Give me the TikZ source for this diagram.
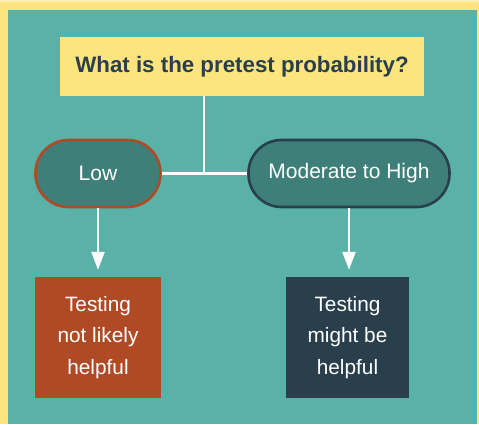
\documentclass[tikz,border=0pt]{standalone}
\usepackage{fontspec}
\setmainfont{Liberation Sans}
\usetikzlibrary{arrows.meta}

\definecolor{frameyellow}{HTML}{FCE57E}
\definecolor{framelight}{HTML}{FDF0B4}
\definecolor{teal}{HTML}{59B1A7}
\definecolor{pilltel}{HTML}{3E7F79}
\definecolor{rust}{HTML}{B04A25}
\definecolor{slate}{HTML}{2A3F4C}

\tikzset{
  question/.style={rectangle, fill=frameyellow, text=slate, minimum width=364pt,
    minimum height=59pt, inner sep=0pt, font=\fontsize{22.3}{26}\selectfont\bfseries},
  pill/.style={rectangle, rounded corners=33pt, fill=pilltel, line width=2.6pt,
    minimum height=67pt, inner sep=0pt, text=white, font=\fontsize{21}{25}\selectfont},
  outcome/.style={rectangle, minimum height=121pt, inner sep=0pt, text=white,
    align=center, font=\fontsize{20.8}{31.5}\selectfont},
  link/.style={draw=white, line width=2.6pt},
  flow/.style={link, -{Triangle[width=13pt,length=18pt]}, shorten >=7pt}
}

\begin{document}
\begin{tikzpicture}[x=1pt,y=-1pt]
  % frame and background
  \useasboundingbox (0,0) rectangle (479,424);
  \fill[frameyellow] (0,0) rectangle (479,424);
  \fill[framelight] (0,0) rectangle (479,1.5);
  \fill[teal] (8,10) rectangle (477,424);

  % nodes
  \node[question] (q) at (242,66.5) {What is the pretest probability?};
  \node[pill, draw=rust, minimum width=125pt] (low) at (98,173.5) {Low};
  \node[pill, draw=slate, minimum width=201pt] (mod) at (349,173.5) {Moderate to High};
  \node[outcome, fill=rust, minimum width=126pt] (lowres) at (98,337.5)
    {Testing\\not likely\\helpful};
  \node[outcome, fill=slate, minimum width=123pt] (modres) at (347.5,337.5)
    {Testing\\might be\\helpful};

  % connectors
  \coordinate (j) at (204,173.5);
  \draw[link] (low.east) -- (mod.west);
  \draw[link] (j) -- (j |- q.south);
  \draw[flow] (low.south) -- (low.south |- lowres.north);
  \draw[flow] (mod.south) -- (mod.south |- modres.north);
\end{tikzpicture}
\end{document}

┄┄┄┄┄┄┄┄┄┄

## Short exercise
The listing above must be printed again exactly, minus its pictures.

## Response below
Give me the TikZ source for this diagram.
\documentclass[tikz,border=0pt]{standalone}
\usepackage{fontspec}
\setmainfont{Liberation Sans}
\usetikzlibrary{arrows.meta}

\definecolor{frameyellow}{HTML}{FCE57E}
\definecolor{framelight}{HTML}{FDF0B4}
\definecolor{teal}{HTML}{59B1A7}
\definecolor{pilltel}{HTML}{3E7F79}
\definecolor{rust}{HTML}{B04A25}
\definecolor{slate}{HTML}{2A3F4C}

\tikzset{
  question/.style={rectangle, fill=frameyellow, text=slate, minimum width=364pt,
    minimum height=59pt, inner sep=0pt, font=\fontsize{22.3}{26}\selectfont\bfseries},
  pill/.style={rectangle, rounded corners=33pt, fill=pilltel, line width=2.6pt,
    minimum height=67pt, inner sep=0pt, text=white, font=\fontsize{21}{25}\selectfont},
  outcome/.style={rectangle, minimum height=121pt, inner sep=0pt, text=white,
    align=center, font=\fontsize{20.8}{31.5}\selectfont},
  link/.style={draw=white, line width=2.6pt},
  flow/.style={link, -{Triangle[width=13pt,length=18pt]}, shorten >=7pt}
}

\begin{document}
\begin{tikzpicture}[x=1pt,y=-1pt]
  % frame and background
  \useasboundingbox (0,0) rectangle (479,424);
  \fill[frameyellow] (0,0) rectangle (479,424);
  \fill[framelight] (0,0) rectangle (479,1.5);
  \fill[teal] (8,10) rectangle (477,424);

  % nodes
  \node[question] (q) at (242,66.5) {What is the pretest probability?};
  \node[pill, draw=rust, minimum width=125pt] (low) at (98,173.5) {Low};
  \node[pill, draw=slate, minimum width=201pt] (mod) at (349,173.5) {Moderate to High};
  \node[outcome, fill=rust, minimum width=126pt] (lowres) at (98,337.5)
    {Testing\\not likely\\helpful};
  \node[outcome, fill=slate, minimum width=123pt] (modres) at (347.5,337.5)
    {Testing\\might be\\helpful};

  % connectors
  \coordinate (j) at (204,173.5);
  \draw[link] (low.east) -- (mod.west);
  \draw[link] (j) -- (j |- q.south);
  \draw[flow] (low.south) -- (low.south |- lowres.north);
  \draw[flow] (mod.south) -- (mod.south |- modres.north);
\end{tikzpicture}
\end{document}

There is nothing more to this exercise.